Banking sources indicate there have been brazen violations of Section 17 of the RBI’s Master Direction on KYC norms
That explains the need to re-verify KYC credentials of bank accounts in specific districts, observed bankers
The alarming increase in online frauds in recent times has prompted the regulator to ask commercial banks to shore up monitoring and make know-your-customer (KYC) credentials ironclad before opening accounts in specific districts of concern across the country.
According to bankers, the online fraud which started in Jharkhand’s Jamtara – infamous as India’s phishing capital – a few years back has spread its tentacles to ensnare the gullible in Noida, Gurugram, Mewat, Alwar, and Ahmedabad.
Explaining the modus operandi, bankers said these phishers first open bank accounts via digital methods in one or several banks in different parts of the country using fake or original documents. These are destination accounts to which money is funnelled into after duping genuine bank customers. That explains the need to re-verify KYC credentials of bank accounts in specific districts, observed bankers.
“These scammers have some easy-to-remember calendar dates as their dates of birth like January 1, January 26, or August 15. Most of the accounts opened are in the first name,” said a banker.
Bankers said the home ministry may have received inputs on areas from where these fraudsters operate in and sounded off the regulator on the need for reassessing KYC documentation.

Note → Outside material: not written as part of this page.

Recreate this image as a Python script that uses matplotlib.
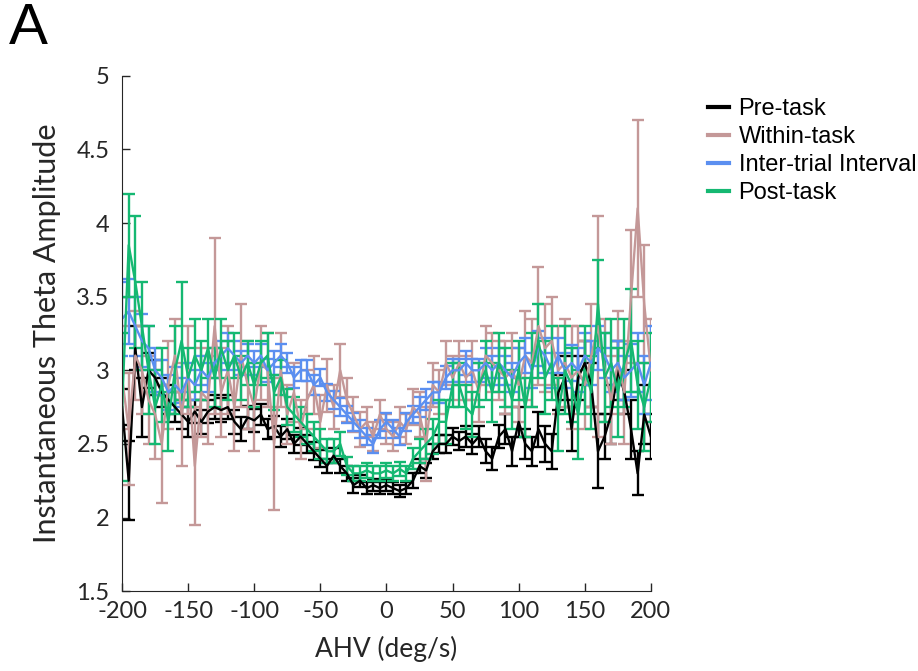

“The regulator has highlighted some jurisdictions where phishing is rampant. It said banks need to be watchful, monitor, insist on inflexible KYC verification, and further re-examine credentials belonging to geographical locations of concern,” said a senior public sector banker.
“The perils of this nature will only increase with increased digitisation, availability of data, and exponential growth of financial technology (tech),” said another senior banker.
A fresh online fraud involving Dhani Loans and Services, formerly known as Indiabulls Consumer Finance – a non-deposit-taking non-banking financial company registered with the Reserve Bank of India (RBI) – came to light on Monday. Unaccounted outstanding loans from Dhani Loans and Services began mysteriously appearing on the credit history of many people who claimed they had never borrowed from the online lender.
These loans were seemingly taken in the past six months using stolen customer details, where only the permanent account number (PAN) was found to be genuine, the complaints lodged by borrowers alleged, indicating large-scale identity theft. Some affected individuals have since approached cybercrime authorities and the RBI, alleging fraud.
Banking sources indicate there have been brazen violations of Section 17 of the RBI’s Master Direction on KYC norms. The directions in that Section govern accounts opened using one-time password (OTP)-based electronic KYC (eKYC) in non-face-to-face mode. KYC verification for accounts opened using eKYC is only for aggregate balance of all deposit accounts of less than Rs 1 lakh.
A spokesperson for Dhani said the company is talking to all complainants and establishing if it is indeed a case of identity theft. If it is, all records in the credit bureaux will be immediately rectified.
“The digital and tech ecosystems are evolving every day, and the industry has been plagued by individuals trying to defraud companies and unsuspecting citizens. While there are many cases of fraudsters taking advantage of people who mistakenly share credentials and OTPs of their own volition, cases of identity theft are on a steady rise. Our risk management and tech teams have been on overdrive, constantly building more robust systems to try and keep such activities at bay,” said the spokesperson.